Fundamental analysis is widely known as the cornerstone of investing, and the greatest fundamental investor of our time is Warren Buffett. From investopedia.com, fundamental analysis “is a technique that attempts to determine a security’s value by focusing on underlying factors that affect a company’s actual business and its future prospects… The term simply refers to the analysis of the economic well-being of a financial entity as opposed to only its price movements.” Fundamental analysts look at metrics such as revenues, profits, debt ratios, and the change over time in these metrics to determine whether to make an investment.
On the other hand, technical analysis looks at past prices and volume to predict future activity.
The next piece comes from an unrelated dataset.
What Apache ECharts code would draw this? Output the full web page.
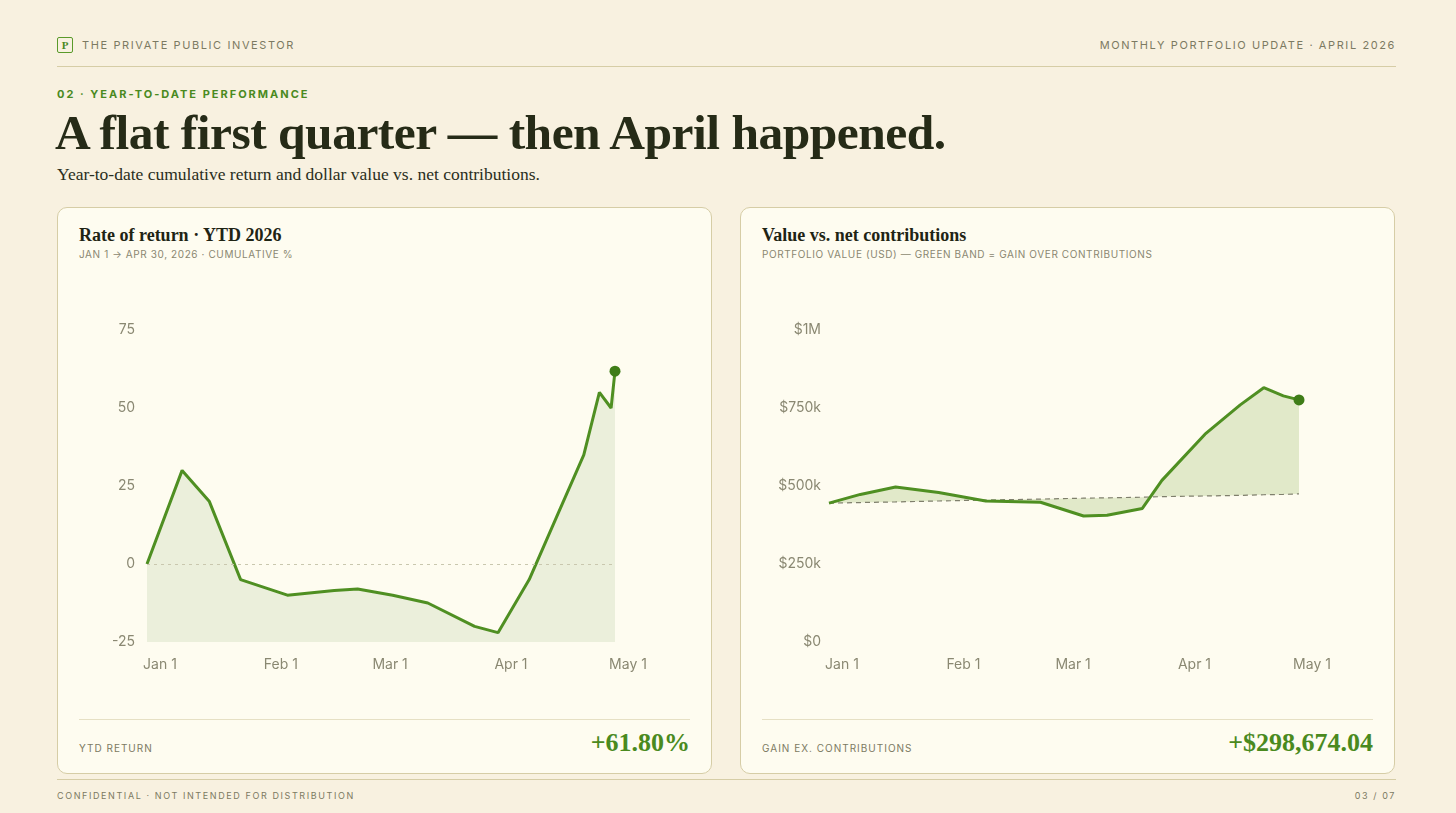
<!DOCTYPE html>
<html>
<head>
<meta charset="utf-8">
<script src="https://cdn.jsdelivr.net/npm/echarts@6/dist/echarts.min.js"></script>
<style>
  body { margin: 0; background: #f8f1e0; width: 1456px; height: 813px; position: relative; font-family: Inter, sans-serif; overflow: hidden; }
  .abs { position: absolute; }
  .caps { font-size: 11px; letter-spacing: 1.6px; color: #7c7a62; text-transform: uppercase; }
  .serif { font-family: "Liberation Serif", serif; }
  .card { position: absolute; top: 207px; width: 655px; height: 567px; background: #fefcf0; border: 1px solid #d6cda6; border-radius: 10px; box-sizing: border-box; }
  .card h3 { position: absolute; left: 21px; top: 17px; margin: 0; font-family: "Liberation Serif", serif; font-size: 18px; font-weight: bold; color: #1f2414; }
  .card .sub { position: absolute; left: 21px; top: 40px; font-size: 10px; letter-spacing: 0.6px; color: #8a8770; }
  .card .chart { position: absolute; left: 0; top: 80px; width: 655px; height: 400px; }
  .card .rule { position: absolute; left: 21px; right: 21px; top: 511px; border-top: 1px solid #e6e0c4; }
  .card .flab { position: absolute; left: 21px; top: 534px; font-size: 10px; letter-spacing: 1px; color: #7c7a62; }
  .card .fval { position: absolute; right: 21px; top: 520px; font-family: "Liberation Serif", serif; font-weight: bold; font-size: 26px; color: #4a8a1e; }
</style>
</head>
<body>
<div class="abs" style="left:57px;top:37px;width:14px;height:14px;border:1px solid #5a9a2a;border-radius:2px;font-family:'Liberation Serif',serif;font-weight:bold;font-size:11px;color:#4a8a1e;text-align:center;line-height:14px;">P</div>
<div class="abs caps" style="left:82px;top:38px;">The Private Public Investor</div>
<div class="abs caps" style="right:60px;top:38px;">Monthly Portfolio Update · April 2026</div>
<div class="abs" style="left:57px;right:60px;top:66px;border-top:1px solid #d6cda6;"></div>
<div class="abs" style="left:57px;top:87px;font-size:11px;font-weight:bold;letter-spacing:2px;color:#4a8a1e;">02 · YEAR-TO-DATE PERFORMANCE</div>
<div class="abs serif" style="left:55px;top:104px;font-size:49.5px;font-weight:bold;color:#262b17;letter-spacing:-0.5px;">A flat first quarter — then April happened.</div>
<div class="abs serif" style="left:57px;top:164px;font-size:17.5px;color:#2a2e20;">Year-to-date cumulative return and dollar value vs. net contributions.</div>

<div class="card" style="left:57px;">
  <h3>Rate of return · YTD 2026</h3>
  <div class="sub">JAN 1 → APR 30, 2026 · CUMULATIVE %</div>
  <div class="chart" id="c1"></div>
  <div class="rule"></div>
  <div class="flab">YTD RETURN</div>
  <div class="fval">+61.80%</div>
</div>
<div class="card" style="left:740px;">
  <h3>Value vs. net contributions</h3>
  <div class="sub">PORTFOLIO VALUE (USD) — GREEN BAND = GAIN OVER CONTRIBUTIONS</div>
  <div class="chart" id="c2"></div>
  <div class="rule"></div>
  <div class="flab">GAIN EX. CONTRIBUTIONS</div>
  <div class="fval">+$298,674.04</div>
</div>
<div class="abs" style="left:57px;right:60px;top:779px;border-top:1px solid #d6cda6;"></div>
<div class="abs caps" style="left:57px;top:790px;font-size:9px;">Confidential · Not intended for distribution</div>
<div class="abs caps" style="right:60px;top:790px;font-size:9px;">03 / 07</div>

<script>
// days since Jan 1 2026
const monthTicks = [0, 31, 59, 90, 120]
const monthLabels = ['Jan 1', 'Feb 1', 'Mar 1', 'Apr 1', 'May 1']

const returnDays = [0, 9, 16, 24, 36, 48, 54, 63, 72, 84, 90, 98, 105, 112, 116, 119, 120]
const returnPct = [0, 30, 20, -5, -10, -8.5, -8, -10, -12.5, -20, -22, -5, 15, 35, 55, 50, 61.8]

const valueDays = [0, 8, 17, 28, 40, 54, 65, 71, 80, 85, 96, 105, 111, 116, 120]
const portfolioK = [445, 473, 497, 479, 452, 448, 404, 406, 428, 518, 666, 760, 815, 789, 776]
const contribK = [445, 447, 449, 452, 455, 458, 461, 462, 464, 466, 468, 470, 472, 473, 475]

const green = '#4f8f22'
const labelStyle = { color: '#8a8872', fontSize: 14, fontFamily: 'Inter' }

function xAxis () {
  return {
    type: 'value', min: 0, max: 120,
    axisLine: { show: false }, axisTick: { show: false }, splitLine: { show: false },
    axisLabel: Object.assign({}, labelStyle, {
      margin: 16, customValues: monthTicks, padding: [0, 0, 0, 26],
      formatter: (v) => monthLabels[monthTicks.indexOf(v)] || ''
    })
  }
}

const c1 = echarts.init(document.getElementById('c1'))
c1.setOption({
  animation: false,
  grid: { left: 89, right: 98, top: 42, bottom: 46 },
  xAxis: xAxis(),
  yAxis: {
    type: 'value', min: -25, max: 75, interval: 25,
    axisLine: { show: false }, axisTick: { show: false }, splitLine: { show: false },
    axisLabel: Object.assign({}, labelStyle, { margin: 12 })
  },
  series: [{
    type: 'line',
    data: returnDays.map((d, i) => [d, returnPct[i]]),
    showSymbol: false,
    lineStyle: { color: green, width: 3 },
    areaStyle: { color: '#ebefdb', opacity: 1, origin: 'start' },
    markLine: {
      silent: true, symbol: 'none', label: { show: false },
      lineStyle: { color: '#c9c7ae', type: [3, 4], width: 1 },
      data: [{ yAxis: 0 }]
    },
    markPoint: {
      symbol: 'circle', symbolSize: 11, itemStyle: { color: '#3f7d18' }, label: { show: false },
      data: [{ coord: [returnDays[returnDays.length - 1], returnPct[returnPct.length - 1]] }]
    }
  }]
})

const c2 = echarts.init(document.getElementById('c2'))
c2.setOption({
  animation: false,
  grid: { left: 88, right: 97, top: 42, bottom: 46 },
  xAxis: xAxis(),
  yAxis: {
    type: 'value', min: 0, max: 1000, interval: 250,
    axisLine: { show: false }, axisTick: { show: false }, splitLine: { show: false },
    axisLabel: Object.assign({}, labelStyle, {
      margin: 8,
      formatter: (v) => v === 0 ? '$0' : v === 1000 ? '$1M' : '$' + v + 'k'
    })
  },
  series: [
    {
      // band between portfolio value and contributions
      type: 'custom', silent: true,
      data: [[0, 0]],
      renderItem: (params, api) => {
        const top = valueDays.map((d, i) => api.coord([d, portfolioK[i]]))
        const bottom = valueDays.map((d, i) => api.coord([d, contribK[i]])).reverse()
        return {
          type: 'polygon',
          shape: { points: top.concat(bottom) },
          style: { fill: '#e1e9c9' }
        }
      }
    },
    {
      type: 'line', showSymbol: false,
      data: valueDays.map((d, i) => [d, contribK[i]]),
      lineStyle: { color: '#7f7f6c', width: 1.2, type: [5, 4] }
    },
    {
      type: 'line', showSymbol: false,
      data: valueDays.map((d, i) => [d, portfolioK[i]]),
      lineStyle: { color: green, width: 3 },
      markPoint: {
        symbol: 'circle', symbolSize: 11, itemStyle: { color: '#3f7d18' }, label: { show: false },
        data: [{ coord: [valueDays[valueDays.length - 1], portfolioK[portfolioK.length - 1]] }]
      }
    }
  ]
})
</script>
</body>
</html>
The technical analyst, or chartist, doesn’t take into account the intrinsic value of the stock, but is more concerned with the locations of buyers and sellers in the past.
If you were at a grocery store, the fundamental analyst would be examining each food item before determining what to buy. The technical analyst would be sitting at check out monitoring what everyone was buying and then make an investment prediction.
Now both of these approaches are important in determining when to buy, sell, or hold. However, your time frame is what determines whether you rely more heavily on fundamentals or technicals.
Technicals are more valuable to investors with shorter time frames, while the fundamental investor can sometimes wait years before his investment pans out.
Since we have short time frames (5 day holding periods)- we first choose stocks with strong technicals. Stocks that have been in a consistent uptrend over various time frames. These stocks have the highest chance of trading higher in the next 5 days. A chart that looks like Delta Airlines (DAL)
Witness how DAL is consistently higher over various time frames (1 month, 3 month, 6 month). This is indicative of a shift in investor sentiment and a good predictor of higher prices in the short-term.
However, technicals aren’t all that matters. The system also looks for stocks with growing fundamentals to match the growing stock price.
Using DAL as an example, here are the fundamental trends in the stock that are pushing this price move…
1. Mergers have made the remaining airlines more efficient and profitable.
2. Capacity cuts.
3. Price wars are over.
4. Strong traffic.
Even after the big run-up this year, DAL is fundamentally cheap as it’s valued at just 8x next year’s earnings.
This is a lower valuation than competitors like United (10x forward earnings) and Spirit (15x forward earnings).
As you can see, a profitable approach utilizes both methods of looking at investments.